- [SHORT EXERCISE]: Within the records that follow, find every line containing the string "this". Copy those lines.

(Items listed in a dataset)
⟨
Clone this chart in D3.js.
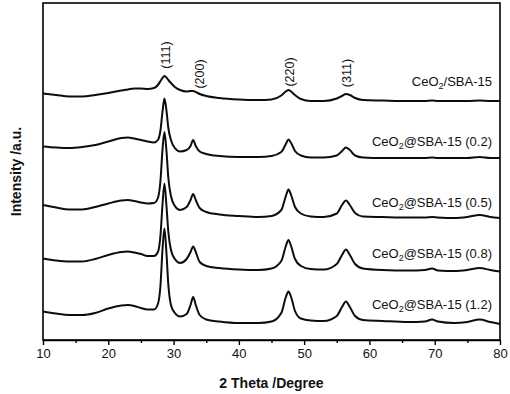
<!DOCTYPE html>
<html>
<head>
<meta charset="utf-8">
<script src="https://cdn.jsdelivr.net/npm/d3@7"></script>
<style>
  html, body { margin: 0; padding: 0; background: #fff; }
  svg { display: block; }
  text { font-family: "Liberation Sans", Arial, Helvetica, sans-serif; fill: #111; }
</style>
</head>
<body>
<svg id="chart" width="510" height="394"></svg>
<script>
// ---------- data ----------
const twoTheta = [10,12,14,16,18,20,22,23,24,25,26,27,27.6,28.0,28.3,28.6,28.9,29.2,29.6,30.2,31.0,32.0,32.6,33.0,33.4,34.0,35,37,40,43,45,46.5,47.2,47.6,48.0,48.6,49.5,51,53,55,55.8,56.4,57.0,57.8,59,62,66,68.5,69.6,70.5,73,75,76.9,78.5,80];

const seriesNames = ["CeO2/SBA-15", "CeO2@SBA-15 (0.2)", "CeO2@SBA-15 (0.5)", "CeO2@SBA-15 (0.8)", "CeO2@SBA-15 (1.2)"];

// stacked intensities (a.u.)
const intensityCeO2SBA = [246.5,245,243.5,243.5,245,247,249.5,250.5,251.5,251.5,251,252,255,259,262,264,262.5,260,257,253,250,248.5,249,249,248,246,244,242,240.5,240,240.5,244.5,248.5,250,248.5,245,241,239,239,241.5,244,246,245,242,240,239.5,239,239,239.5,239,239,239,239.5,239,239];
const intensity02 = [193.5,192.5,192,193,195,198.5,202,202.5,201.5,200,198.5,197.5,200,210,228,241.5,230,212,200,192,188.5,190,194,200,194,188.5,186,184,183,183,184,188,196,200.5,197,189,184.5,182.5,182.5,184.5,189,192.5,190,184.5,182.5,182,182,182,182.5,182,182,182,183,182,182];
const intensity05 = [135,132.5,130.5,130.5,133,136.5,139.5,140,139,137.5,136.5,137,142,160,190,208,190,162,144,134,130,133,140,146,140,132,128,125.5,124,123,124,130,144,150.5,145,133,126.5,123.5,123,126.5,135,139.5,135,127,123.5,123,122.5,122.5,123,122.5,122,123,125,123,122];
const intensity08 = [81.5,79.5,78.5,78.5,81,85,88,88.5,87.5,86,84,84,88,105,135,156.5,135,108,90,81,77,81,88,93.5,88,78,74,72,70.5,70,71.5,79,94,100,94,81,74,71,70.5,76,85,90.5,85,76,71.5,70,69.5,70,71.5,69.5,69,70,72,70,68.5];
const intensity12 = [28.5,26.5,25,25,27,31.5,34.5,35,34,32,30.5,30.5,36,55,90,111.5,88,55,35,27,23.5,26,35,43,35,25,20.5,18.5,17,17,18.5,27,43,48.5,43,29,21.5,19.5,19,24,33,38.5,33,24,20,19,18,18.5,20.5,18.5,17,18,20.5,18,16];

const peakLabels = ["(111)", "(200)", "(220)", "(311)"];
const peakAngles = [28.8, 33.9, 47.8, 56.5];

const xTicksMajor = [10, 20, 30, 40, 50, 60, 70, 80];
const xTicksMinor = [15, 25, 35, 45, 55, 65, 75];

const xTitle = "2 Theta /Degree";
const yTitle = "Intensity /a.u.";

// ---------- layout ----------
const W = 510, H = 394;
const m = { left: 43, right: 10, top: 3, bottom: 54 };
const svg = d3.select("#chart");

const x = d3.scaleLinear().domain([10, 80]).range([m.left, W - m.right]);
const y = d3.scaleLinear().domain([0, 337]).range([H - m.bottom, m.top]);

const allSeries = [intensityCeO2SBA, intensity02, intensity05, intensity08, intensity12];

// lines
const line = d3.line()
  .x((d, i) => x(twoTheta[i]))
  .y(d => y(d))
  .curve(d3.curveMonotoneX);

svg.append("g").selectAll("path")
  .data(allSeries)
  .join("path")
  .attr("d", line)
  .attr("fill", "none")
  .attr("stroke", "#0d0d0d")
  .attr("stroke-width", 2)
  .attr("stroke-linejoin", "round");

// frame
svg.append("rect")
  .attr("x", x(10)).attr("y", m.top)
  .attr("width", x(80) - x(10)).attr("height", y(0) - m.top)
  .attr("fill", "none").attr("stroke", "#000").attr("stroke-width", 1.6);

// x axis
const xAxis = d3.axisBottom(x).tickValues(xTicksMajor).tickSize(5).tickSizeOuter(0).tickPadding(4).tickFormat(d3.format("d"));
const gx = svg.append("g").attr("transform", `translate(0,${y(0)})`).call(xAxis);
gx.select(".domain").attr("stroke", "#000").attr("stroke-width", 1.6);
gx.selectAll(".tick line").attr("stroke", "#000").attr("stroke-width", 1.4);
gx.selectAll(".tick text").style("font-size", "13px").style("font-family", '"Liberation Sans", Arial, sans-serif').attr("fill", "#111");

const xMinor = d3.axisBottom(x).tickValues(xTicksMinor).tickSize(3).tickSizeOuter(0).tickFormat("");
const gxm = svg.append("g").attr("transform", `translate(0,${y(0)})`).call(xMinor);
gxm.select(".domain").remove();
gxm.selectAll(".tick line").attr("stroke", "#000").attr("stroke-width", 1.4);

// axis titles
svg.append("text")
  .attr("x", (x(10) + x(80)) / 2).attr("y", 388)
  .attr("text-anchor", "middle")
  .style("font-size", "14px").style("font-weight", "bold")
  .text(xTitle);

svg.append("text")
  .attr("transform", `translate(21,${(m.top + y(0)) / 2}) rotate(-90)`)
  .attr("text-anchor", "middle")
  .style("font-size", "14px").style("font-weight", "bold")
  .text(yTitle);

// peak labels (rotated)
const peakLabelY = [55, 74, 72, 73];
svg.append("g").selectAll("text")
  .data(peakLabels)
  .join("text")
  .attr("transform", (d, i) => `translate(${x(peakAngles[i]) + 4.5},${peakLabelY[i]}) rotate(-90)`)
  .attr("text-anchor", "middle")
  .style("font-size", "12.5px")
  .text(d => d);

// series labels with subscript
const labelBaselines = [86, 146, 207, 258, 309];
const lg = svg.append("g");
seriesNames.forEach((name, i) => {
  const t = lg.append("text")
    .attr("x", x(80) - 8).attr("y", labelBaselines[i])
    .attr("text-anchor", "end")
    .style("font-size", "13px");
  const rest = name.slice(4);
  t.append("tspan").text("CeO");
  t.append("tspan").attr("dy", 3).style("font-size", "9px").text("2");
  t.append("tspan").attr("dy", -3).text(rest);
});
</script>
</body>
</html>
⟩
⟨
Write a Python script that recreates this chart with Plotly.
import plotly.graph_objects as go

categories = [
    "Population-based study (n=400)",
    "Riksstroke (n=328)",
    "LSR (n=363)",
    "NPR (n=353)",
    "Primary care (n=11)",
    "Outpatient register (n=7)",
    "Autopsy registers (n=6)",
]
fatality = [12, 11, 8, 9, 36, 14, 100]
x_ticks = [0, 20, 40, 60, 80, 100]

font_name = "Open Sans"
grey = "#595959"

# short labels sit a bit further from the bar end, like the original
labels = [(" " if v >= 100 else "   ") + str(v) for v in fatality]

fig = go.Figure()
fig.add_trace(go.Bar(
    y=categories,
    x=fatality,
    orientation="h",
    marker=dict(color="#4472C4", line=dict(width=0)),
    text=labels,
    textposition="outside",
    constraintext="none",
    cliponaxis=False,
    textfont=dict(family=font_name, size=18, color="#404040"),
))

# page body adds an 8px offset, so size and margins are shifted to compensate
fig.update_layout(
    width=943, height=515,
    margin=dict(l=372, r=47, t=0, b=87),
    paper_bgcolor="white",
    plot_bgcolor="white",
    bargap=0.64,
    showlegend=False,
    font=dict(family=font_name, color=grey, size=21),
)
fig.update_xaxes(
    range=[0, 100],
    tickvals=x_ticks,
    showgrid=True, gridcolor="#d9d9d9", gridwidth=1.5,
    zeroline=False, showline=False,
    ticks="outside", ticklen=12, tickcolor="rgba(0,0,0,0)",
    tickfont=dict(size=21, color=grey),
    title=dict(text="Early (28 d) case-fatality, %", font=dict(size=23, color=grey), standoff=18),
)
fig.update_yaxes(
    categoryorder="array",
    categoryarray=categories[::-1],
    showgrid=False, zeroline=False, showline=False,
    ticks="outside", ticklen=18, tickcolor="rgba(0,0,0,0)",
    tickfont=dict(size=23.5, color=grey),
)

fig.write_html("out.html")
⟩
- [THE RESULT]:
Clone this chart in D3.js.
Write a Python script that recreates this chart with Plotly.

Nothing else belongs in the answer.